Tuesday, August 11, 2009

First Day of AI/ET Training

We arrived at Adami Tulu this morning for our AI/ET training session. As we were about to start, I asked if we could start with prayer. We had Christians and Muslims in the group, so I stood up and said that it was our custom to invite the help of God or Allah. One of our team prayed for us. The meeting went incredibly well, and I feel that its success is in large part because we took time to invite the Lord to be with us.

The first half of the day was on Artificial Insemination (AI). Before going into the details, we had a lengthy discussion about the economics of genetic improvement and the critical role that proper nutrition has in reaching the genetic potential. I think that that discussion may have been the most important part of the day because they began to think about the economics of utilizing the various resources that they have. AI might be a good tool to use for some farmers but others might have more success improving in other areas.

For lunch we drove to Zeway and ate at the tourist hotel restaurant. One member of the group ordered Dura Wot which is a very standard Ethiopian dish. It is a tomato-based sauce with a hardboiled egg and a piece of chicken. You eat it by sopping it up with the ingera. I had the fish goulash which was okay, but it is sitting in the pit of my stomach now and is making me nauseous. Thankfully, this is the first time that food has made me sick since I have been here.

In the afternoon I had Dr. Kolste explain the process of "flushing", or extracting, embryos from a cow.

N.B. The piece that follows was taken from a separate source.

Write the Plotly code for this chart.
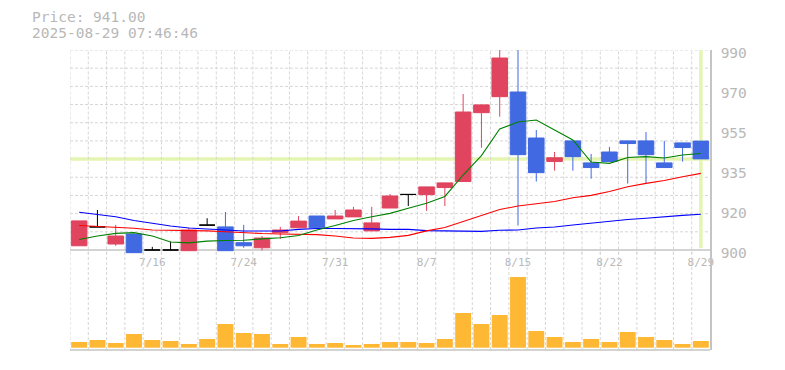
import plotly.graph_objects as go
import numpy as np

# ---------------- data ----------------
dates = ["7/10", "7/11", "7/14", "7/15", "7/16", "7/17", "7/18", "7/22", "7/23", "7/24", "7/25",
         "7/28", "7/29", "7/30", "7/31", "8/1", "8/4", "8/5", "8/6", "8/7", "8/8",
         "8/12", "8/13", "8/14", "8/15", "8/18", "8/19", "8/20", "8/21", "8/22",
         "8/25", "8/26", "8/27", "8/28", "8/29"]

opens = [901.9, 910.4, 902.7, 907.2, 900.0, 900.0, 899.7, 911.2, 910.4, 903.3, 901.0,
         907.8, 910.0, 915.3, 914.0, 914.9, 908.6, 918.9, 925.0, 924.9, 928.1,
         930.8, 961.8, 969.0, 971.1, 950.4, 939.8, 949.1, 939.2, 944.1,
         949.1, 949.1, 939.2, 948.2, 949.0]
highs = [913.1, 918.0, 911.3, 907.2, 901.4, 903.8, 910.0, 914.3, 917.1, 911.3, 906.3,
         910.4, 915.3, 915.3, 918.0, 919.4, 919.4, 925.2, 925.0, 928.4, 930.2,
         970.2, 965.3, 993.0, 993.0, 954.0, 944.1, 949.1, 943.2, 946.4,
         949.1, 953.1, 949.1, 948.2, 949.0]
lows = [901.9, 910.4, 901.9, 898.8, 900.0, 900.0, 899.7, 911.2, 899.7, 901.0, 899.8,
        905.0, 910.0, 910.0, 914.0, 914.9, 908.6, 918.9, 919.8, 917.6, 919.8,
        930.8, 946.0, 960.0, 911.0, 930.8, 935.7, 935.7, 932.1, 939.8,
        929.9, 929.9, 937.1, 939.8, 941.0]
closes = [913.1, 910.4, 906.3, 898.8, 900.0, 900.0, 909.0, 911.2, 899.7, 901.9, 905.4,
          909.0, 913.0, 910.0, 915.3, 918.0, 912.2, 924.3, 925.0, 928.4, 930.2,
          962.1, 965.3, 986.4, 942.9, 934.8, 941.5, 942.0, 937.1, 939.8,
          947.9, 942.9, 937.1, 946.1, 941.0]

ma_short = [904.7, 906.3, 907.5, 907.8, 906.3, 903.6, 903.2, 904.0, 904.3, 904.4, 905.0,
            905.5, 906.5, 909.0, 911.0, 913.3, 915.0, 916.5, 918.75, 921.0, 924.1,
            933.75, 942.5, 954.45, 957.6, 958.5, 954.0, 949.5, 939.6, 939.0,
            941.6, 942.0, 941.4, 942.75, 943.4]
ma_mid = [911.0, 910.7, 910.3, 909.8, 909.0, 908.9, 908.8, 908.6, 908.2, 907.7, 907.4,
          907.2, 907.1, 906.9, 906.3, 905.4, 905.25, 905.7, 906.6, 908.6, 910.1,
          912.8, 915.5, 918.2, 919.8, 920.9, 921.8, 923.5, 924.6, 926.3,
          928.5, 930.0, 931.3, 933.0, 934.5]
ma_long = [917.0, 916.0, 915.0, 913.3, 911.9, 910.8, 909.9, 909.3, 909.0, 908.55, 908.55,
           908.55, 909.3, 909.7, 909.7, 909.7, 909.5, 909.3, 909.3, 908.7, 908.7,
           908.4, 908.4, 908.9, 909.0, 909.9, 910.35, 911.25, 912.15, 913.0,
           913.7, 914.3, 915.1, 915.6, 916.1]

volumes = [57, 77, 47, 137, 77, 67, 37, 87, 237, 147, 137,
           37, 107, 37, 47, 27, 37, 57, 57, 47, 87,
           347, 237, 327, 707, 167, 107, 57, 87, 57,
           157, 107, 77, 37, 67]

x_tick_labels = ["7/16", "7/24", "7/31", "8/7", "8/15", "8/22", "8/29"]
y_tick_vals = [900, 918, 936, 954, 972, 990]
y_tick_text = ["900", "920", "935", "955", "970", "990"]
timestamp = "2025-08-29 07:46:46"

# ---------------- styles ----------------
RED = "#e0445e"
BLUE = "#4169e1"
BLACK = "#000000"
VOL = "#ffb833"
GRID = "#d6d6d6"
AXIS = "#c4c4c4"
TXT = "#b8b8b8"
HILITE = "#e4f5b2"
MONO = "DejaVu Sans Mono"
DASH = "3px,2px"

n = len(dates)
xs = list(range(n))
P_RANGE = [898, 990]
V_RANGE = [-23, 977]

fig = go.Figure()

# moving averages (drawn below candles)
for vals, col in [(ma_long, "#0000ff"), (ma_mid, "#ff0000"), (ma_short, "#008000")]:
    fig.add_trace(go.Scatter(x=xs, y=vals, mode="lines", line=dict(color=col, width=1.1),
                             hoverinfo="skip", yaxis="y"))


def candle(idx, color):
    return go.Candlestick(
        x=[xs[i] for i in idx],
        open=[opens[i] for i in idx], high=[highs[i] for i in idx],
        low=[lows[i] for i in idx], close=[closes[i] for i in idx],
        increasing=dict(line=dict(color=color, width=1), fillcolor=color),
        decreasing=dict(line=dict(color=color, width=1), fillcolor=color),
        whiskerwidth=0, yaxis="y", hoverinfo="skip")


up_idx = [i for i in xs if closes[i] > opens[i]]
dn_idx = [i for i in xs if closes[i] < opens[i]]
dj_idx = [i for i in xs if closes[i] == opens[i]]
fig.add_trace(candle(up_idx, RED))
fig.add_trace(candle(dn_idx, BLUE))
fig.add_trace(candle(dj_idx, BLACK))

fig.add_trace(go.Bar(x=xs, y=volumes, marker=dict(color=VOL, line=dict(width=0)),
                     yaxis="y2", hoverinfo="skip"))

tick_idx = [dates.index(d) for d in x_tick_labels]

# grid lines (decoration)
shapes = []
for gv in np.linspace(900, 990, 12)[1:]:
    shapes.append(dict(type="line", xref="paper", x0=0, x1=1, yref="y", y0=gv, y1=gv,
                       line=dict(color=GRID, width=1, dash=DASH), layer="below"))
for k in range(n):
    for yr, rng in (("y", P_RANGE), ("y2", V_RANGE)):
        shapes.append(dict(type="line", xref="x", x0=k - 0.5, x1=k - 0.5, yref=yr,
                           y0=rng[0], y1=rng[1],
                           line=dict(color=GRID, width=1, dash=DASH), layer="below"))
shapes += [
    dict(type="line", xref="paper", x0=0, x1=1, yref="y", y0=closes[-1], y1=closes[-1],
         line=dict(color=HILITE, width=3.5), layer="below"),
    dict(type="line", xref="x", x0=xs[-1], x1=xs[-1], yref="y", y0=900.8, y1=990,
         line=dict(color=HILITE, width=3.5), layer="below"),
    dict(type="line", xref="paper", x0=0, x1=1, yref="y", y0=900, y1=900,
         line=dict(color=AXIS, width=1.5), layer="below"),
    dict(type="line", xref="paper", x0=0, x1=1, yref="paper", y0=0, y1=0,
         line=dict(color=AXIS, width=1.5), layer="above"),
]

fig.update_layout(
    width=785, height=370,
    margin=dict(l=70, r=75, t=50, b=20),
    paper_bgcolor="white", plot_bgcolor="rgba(0,0,0,0)",
    showlegend=False,
    boxgap=0.15, boxgroupgap=0, bargap=0.13,
    xaxis=dict(range=[-0.5, n - 0.5], tickmode="array", tickvals=tick_idx,
               ticktext=x_tick_labels, showgrid=False, zeroline=False, showline=False,
               ticks="", tickfont=dict(family=MONO, size=11, color=TXT),
               rangeslider=dict(visible=False), anchor="y"),
    yaxis=dict(domain=[0.3185, 1], range=P_RANGE, side="right", tickmode="array",
               tickvals=y_tick_vals, ticktext=y_tick_text, showgrid=False,
               showline=True, linecolor=AXIS, linewidth=1.5, ticks="", zeroline=False,
               tickfont=dict(family=MONO, size=14.5, color=TXT),
               ticklabelstandoff=6, ticklabelshift=3, anchor="x"),
    yaxis2=dict(domain=[0, 1 / 3], range=V_RANGE, side="right", showgrid=False,
                showticklabels=False, showline=True, linecolor=AXIS, linewidth=1.5,
                ticks="", zeroline=False, anchor="x"),
    shapes=shapes,
    annotations=[
        dict(text=f"Price: {closes[-1]:.2f}", xref="paper", yref="paper",
             x=(30 - 70) / 640, y=(350 - 17) / 300, xanchor="left", yanchor="middle",
             showarrow=False, font=dict(family=MONO, size=14.5, color=TXT)),
        dict(text=timestamp, xref="paper", yref="paper",
             x=(30 - 70) / 640, y=(350 - 33) / 300, xanchor="left", yanchor="middle",
             showarrow=False, font=dict(family=MONO, size=14.5, color=TXT)),
    ],
)

fig.write_html("out.html", config={"displayModeBar": False})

He had brought the supplies necessary to do a flush and explain the process. He did a very good job and sparked a lot of discussion. We took a break and walked down to see the heifer recipients, which are looking good. Our herdsman said that about half of them had shown good heat, which is about what we expected. When we reconvened, I led a discussion on the economics and the reasons why, or why not, to do Embryo Transfer (ET). The discussion was very lively and we learned while we were teaching. I think the group was starting to see the possibilities. I feel really good about what we accomplished today and I am excited about tomorrow.

1 comment:

  1. That all is so familiar and dear to me... I remember seeing pictures like that in the lab in Elberta... dang! I sure miss those days... It is an exciting thing that's happen over there. I can see in my mind's eye the syringes all laid out, marked 1-8 as well as all the other things we used... Ahhh... those WERE the days!